APA: The sex scenes in the film were really powerful. Before the first seduction, she tells him: "I'm not shy." What did you want to convey with that line?
PCW: I wanted to convey that she was a very shy person. When you look at that scene and consider the priest's age, this is clearly a man in his middle age having sex with a married woman. So it could almost come across as sex between these two very experienced people -- not very exciting. But fortunately we have a priest, who despite his age, will be experiencing sex for the first time, and also this woman, although she is married, because of her husband's impotence, she is as good as a virgin. And of course, this is her first time having sex with anybody other than her husband. So you don't get this worn-out sort of feeling, but something that is sensational and fresh, where these characters' shyness and their fear really come across. So despite the fact that this man is in his middle age and she's a married woman, you have this shyness and fear, and you almost get the feeling that these are two teenage kids having sex.
APA: The film has these big musical-like movements where it goes from comedy to drama to suspense, and I'm wondering how you interpret the film's structure and its shifts in tone?
PCW: It's quite interesting because an older reporter compared the film to an opera -- it must be generational differences. [laughs] But this film, all my films, don't boast huge scales.
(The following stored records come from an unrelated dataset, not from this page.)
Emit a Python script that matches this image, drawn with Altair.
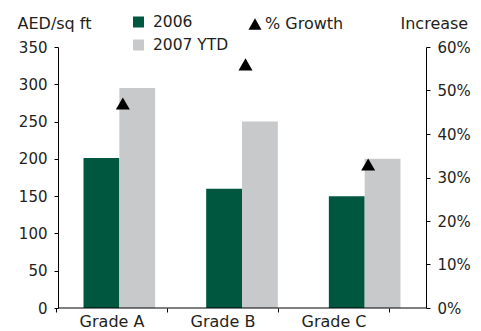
import altair as alt
import pandas as pd

# Office rents by grade (AED per sq ft) and year-on-year growth
grades = ["Grade A", "Grade B", "Grade C"]
series = ["2006", "2007 YTD"]
rent_2006 = [201, 160, 150]
rent_2007 = [295, 250, 200]
growth = [0.47, 0.56, 0.33]

W, H = 368, 261
FONT = "DejaVu Sans"
GREEN = "#00573F"
GREY = "#C8C9CB"
TXT = "#231F20"

bars_df = pd.DataFrame({
    "Grade": grades * 2,
    "Series": [series[0]] * 3 + [series[1]] * 3,
    "Value": rent_2006 + rent_2007,
})
growth_df = pd.DataFrame({"Grade": grades, "Growth": growth})

band = alt.Scale(domain=grades, paddingInner=0.416, paddingOuter=0.208)

bars = alt.Chart(bars_df).mark_bar().encode(
    x=alt.X("Grade:N", scale=band, axis=None),
    xOffset=alt.XOffset("Series:N", sort=series, scale=alt.Scale(domain=series, paddingInner=0, paddingOuter=0)),
    y=alt.Y("Value:Q", scale=alt.Scale(domain=[0, 350], nice=False),
            axis=alt.Axis(values=list(range(0, 351, 50)), title="AED/sq ft",
                          titleAngle=0, titleAlign="left", titleBaseline="alphabetic",
                          titleX=-41, titleY=-19, grid=False, tickSize=4,
                          labelPadding=7)),
    color=alt.Color("Series:N", sort=series,
                    scale=alt.Scale(domain=series, range=[GREEN, GREY]), legend=None),
)

points = alt.Chart(growth_df).mark_point(
    shape="triangle-up", filled=True, color="black", opacity=1, size=196, xOffset=3.5
).encode(
    x=alt.X("Grade:N", scale=band, axis=None),
    y=alt.Y("Growth:Q", scale=alt.Scale(domain=[0, 0.6], nice=False),
            axis=alt.Axis(orient="right", values=[0, 0.1, 0.2, 0.3, 0.4, 0.5, 0.6],
                          format=".0%", title="Increase", titleAngle=0,
                          titleAlign="left", titleBaseline="alphabetic",
                          titleX=-26, titleY=-19, grid=False, tickSize=4,
                          labelPadding=7)),
)

# Category axis with its own band layout
cat_axis = alt.Chart(pd.DataFrame({"Grade": grades})).mark_point(opacity=0).encode(
    x=alt.X("Grade:N",
            scale=alt.Scale(domain=grades, range=[-2, 331], paddingInner=0, paddingOuter=0),
            axis=alt.Axis(title=None, tickBand="extent", domain=False, tickSize=4,
                          labelAngle=0, labelPadding=1, labelFontSize=16)),
)

baseline = alt.Chart(pd.DataFrame({"v": [0]})).mark_rule(color="black", strokeWidth=1).encode(
    x=alt.value(0), x2=alt.value(W), y=alt.value(H)
)

# Legend entries
leg_df = pd.DataFrame({"label": [series[0]]})
sq_green = alt.Chart(leg_df).mark_square(color=GREEN, opacity=1, size=121).encode(
    x=alt.value(80.5), y=alt.value(-25))
tx_green = alt.Chart(pd.DataFrame({"label": [series[0]]})).mark_text(
    align="left", baseline="alphabetic", font=FONT, fontSize=15.5, color=TXT).encode(
    text="label:N", x=alt.value(95), y=alt.value(-20))
sq_grey = alt.Chart(leg_df).mark_square(color=GREY, opacity=1, size=121).encode(
    x=alt.value(80.5), y=alt.value(-2))
tx_grey = alt.Chart(pd.DataFrame({"label": [series[1]]})).mark_text(
    align="left", baseline="alphabetic", font=FONT, fontSize=15.5, color=TXT).encode(
    text="label:N", x=alt.value(95), y=alt.value(3))
tri = alt.Chart(leg_df).mark_point(shape="triangle-up", filled=True, color="black",
                                   opacity=1, size=170).encode(
    x=alt.value(197), y=alt.value(-23))
tx_tri = alt.Chart(pd.DataFrame({"label": ["% Growth"]})).mark_text(
    align="left", baseline="alphabetic", font=FONT, fontSize=16, color=TXT).encode(
    text="label:N", x=alt.value(207), y=alt.value(-18))

chart = alt.layer(
    bars, points, cat_axis, baseline, sq_green, tx_green, sq_grey, tx_grey, tri, tx_tri
).resolve_scale(x="independent", y="independent").properties(
    width=W, height=H,
    autosize=alt.AutoSizeParams(type="none"),
    padding={"left": 58, "top": 47, "right": 55, "bottom": 23},
).configure_view(stroke=None).configure_axis(
    labelFont=FONT, labelFontSize=15, labelColor=TXT,
    titleFont=FONT, titleFontSize=16, titleColor=TXT, titleFontWeight="normal",
    domainColor="black", tickColor="black", domainWidth=1, tickWidth=1,
)

chart.save("out.html", embed_options={"renderer": "svg", "actions": False})
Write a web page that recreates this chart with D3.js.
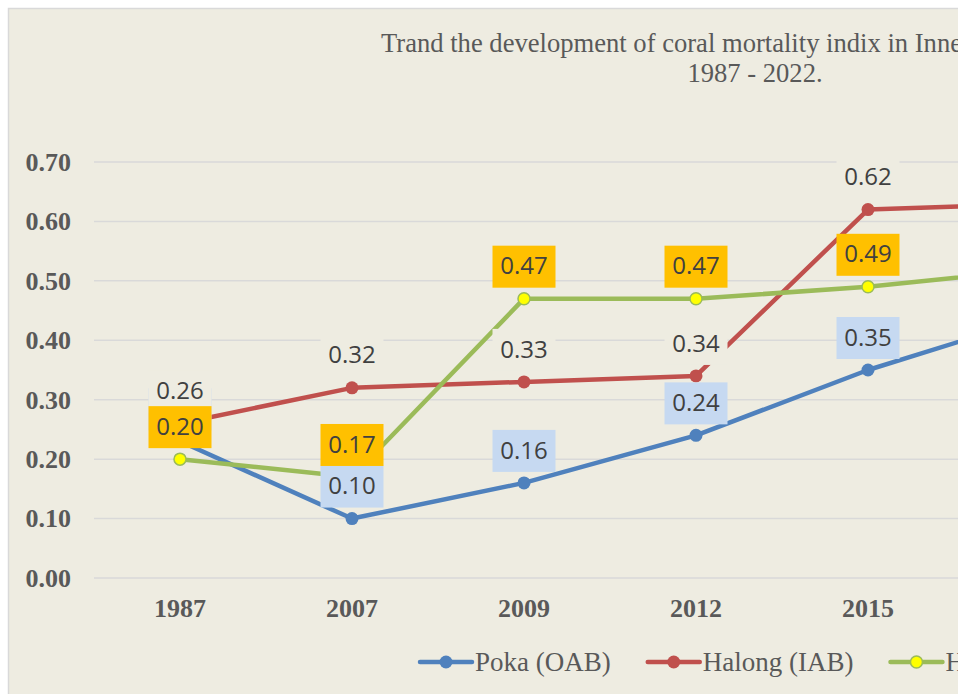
<!DOCTYPE html>
<html>
<head>
<meta charset="utf-8">
<script src="https://cdn.jsdelivr.net/npm/d3@7"></script>
<style>
  html, body { margin: 0; padding: 0; background: #fff; overflow: hidden; }
  svg { display: block; }
</style>
</head>
<body>
<svg id="chart"></svg>
<script>
var width = 965,
    height = 694,
    bg = "#EEECE1"

// dados (a ultima categoria fica fora do quadro)
var anos = ["1987", "2007", "2009", "2012", "2015", "2022"]
var poka = [0.23, 0.10, 0.16, 0.24, 0.35, 0.44]
var halong = [0.26, 0.32, 0.33, 0.34, 0.62, 0.63]
var terceira = [0.20, 0.17, 0.47, 0.47, 0.49, 0.52]
var ticksY = [0, 0.1, 0.2, 0.3, 0.4, 0.5, 0.6, 0.7]
var nomes = ["Poka (OAB)", "Halong (IAB)", "Halong Bay (All)"]

var series = [
  {nome: nomes[0], valores: poka, cor: "#4F81BD", marca: "#4F81BD", rotulo: "#C6D9F1"},
  {nome: nomes[1], valores: halong, cor: "#C0504D", marca: "#C0504D", rotulo: bg},
  {nome: nomes[2], valores: terceira, cor: "#9BBB59", marca: "#FFFF00", rotulo: "#FFC000"}
]

var svg = d3.select("#chart").attr("width", width).attr("height", height)

// fundo da area do grafico
svg.append("rect")
  .attr("x", 8).attr("y", 8)
  .attr("width", 950).attr("height", height)
  .attr("fill", bg)
svg.append("path")
  .attr("d", "M8.5," + height + "V8.5H958")
  .attr("fill", "none")
  .attr("stroke", "#D9D9D9")
  .attr("stroke-width", 1.5)

svg.append("clipPath").attr("id", "corte")
  .append("rect").attr("x", 8).attr("y", 8).attr("width", 950).attr("height", height)

var x = d3.scaleBand().domain(anos).range([94, 94 + 172 * anos.length])
var y = d3.scaleLinear().domain([0, 0.7]).range([578, 162])
var cx = function(i) { return x(anos[i]) + x.bandwidth() / 2 }

var g = svg.append("g").attr("clip-path", "url(#corte)")

// linhas de grade
g.selectAll(".grade")
  .data(ticksY)
  .enter().append("line")
  .attr("x1", x.range()[0]).attr("x2", x.range()[1])
  .attr("y1", function(d) { return y(d) }).attr("y2", function(d) { return y(d) })
  .attr("stroke", "#D9D9D9")
  .attr("stroke-width", 1.5)

// eixo Y
var eixoY = svg.append("g")
  .attr("transform", "translate(71,0)")
  .call(d3.axisLeft(y).tickValues(ticksY).tickFormat(d3.format(".2f")).tickSize(0).tickPadding(0))
eixoY.select(".domain").remove()
eixoY.selectAll("text")
  .attr("font-family", "'Liberation Serif', 'Times New Roman', serif")
  .attr("font-weight", "bold")
  .attr("font-size", 26)
  .attr("fill", "#595959")

// eixo X
var eixoX = svg.append("g")
  .attr("transform", "translate(0,597)")
  .call(d3.axisBottom(x).tickSize(0).tickPadding(0))
eixoX.select(".domain").remove()
eixoX.selectAll("text")
  .attr("dy", "0.77em")
  .attr("font-family", "'Liberation Serif', 'Times New Roman', serif")
  .attr("font-weight", "bold")
  .attr("font-size", 26)
  .attr("fill", "#595959")

// linhas e marcadores
var linha = d3.line()
  .x(function(d, i) { return cx(i) })
  .y(function(d) { return y(d) })

series.forEach(function(s) {
  g.append("path")
    .datum(s.valores)
    .attr("d", linha)
    .attr("fill", "none")
    .attr("stroke", s.cor)
    .attr("stroke-width", 4.5)
    .attr("stroke-linejoin", "round")
    .attr("stroke-linecap", "round")
  g.selectAll(null)
    .data(s.valores)
    .enter().append("circle")
    .attr("cx", function(d, i) { return cx(i) })
    .attr("cy", function(d) { return y(d) })
    .attr("r", s.marca == s.cor ? 6.5 : 6)
    .attr("fill", s.marca)
    .attr("stroke", s.cor)
    .attr("stroke-width", s.marca == s.cor ? 0 : 1.5)
})

// rotulos de dados (acima das linhas, por cima de tudo)
series.forEach(function(s) {
  var r = g.selectAll(null)
    .data(s.valores)
    .enter().append("g")
    .attr("transform", function(d, i) { return "translate(" + cx(i) + "," + (y(d) - 33) + ")" })
  r.append("rect")
    .attr("x", -31.5).attr("y", -20)
    .attr("width", 63).attr("height", 42)
    .attr("fill", s.rotulo)
  r.append("text")
    .attr("text-anchor", "middle")
    .attr("dy", "0.36em")
    .attr("font-family", "'Open Sans', 'Noto Sans', sans-serif")
    .attr("font-size", 24)
    .attr("fill", "#404040")
    .text(function(d) { return d3.format(".2f")(d) })
})

// titulo
var titulo = svg.append("text")
  .attr("font-family", "'Liberation Serif', 'Times New Roman', serif")
  .attr("font-size", 26.6)
  .attr("fill", "#595959")
  .attr("clip-path", "url(#corte)")
titulo.append("tspan").attr("x", 381).attr("y", 52)
  .text("Trand the development of coral mortality indix in Inner and Outer Halong Bay,")
titulo.append("tspan").attr("x", 755).attr("y", 82).attr("text-anchor", "middle")
  .text("1987 - 2022.")

// legenda
var legenda = g.append("g").attr("transform", "translate(420,662)")
var px = 0
series.forEach(function(s) {
  var item = legenda.append("g").attr("transform", "translate(" + px + ",0)")
  item.append("line")
    .attr("x1", 0).attr("x2", 52)
    .attr("stroke", s.cor)
    .attr("stroke-width", 4.5)
    .attr("stroke-linecap", "round")
  item.append("circle")
    .attr("cx", 26).attr("r", s.marca == s.cor ? 6.5 : 6)
    .attr("fill", s.marca)
    .attr("stroke", s.cor)
    .attr("stroke-width", s.marca == s.cor ? 0 : 1.5)
  var t = item.append("text")
    .attr("x", 55)
    .attr("dy", "0.33em")
    .attr("font-family", "'Liberation Serif', 'Times New Roman', serif")
    .attr("font-size", 27)
    .attr("fill", "#595959")
    .text(s.nome)
  px += 55 + t.node().getComputedTextLength() + 37
})
</script>
</body>
</html>
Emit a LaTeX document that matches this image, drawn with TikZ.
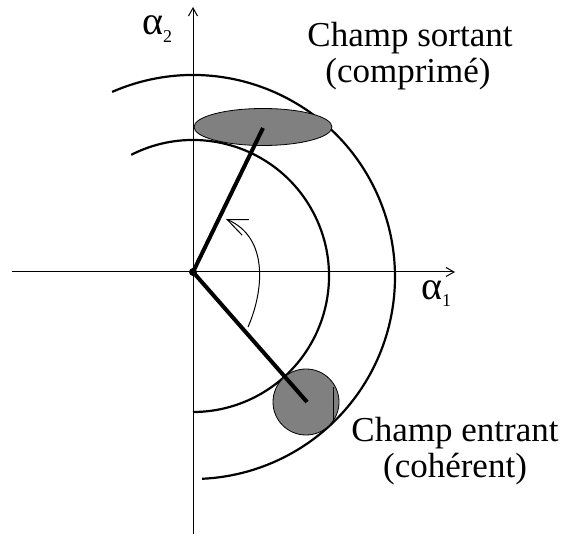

These don't provide great spectacles. Rather, everything is very limited and contained, and our story occurs within these confines. The more that you limit your variables, the more you end up with something that is highly concentrated. The various emotions that we can find in our lives boil over within these limitations. These emotions include fear, humor, sorrow, and many others, and they all come out simultaneously. So this is not a meal where you get to have different tastes or different plates or dishes. Instead, everything is placed in a pot and boiled for a very long time, so you get a mix of different tastes, but you can't distinguish between these tastes.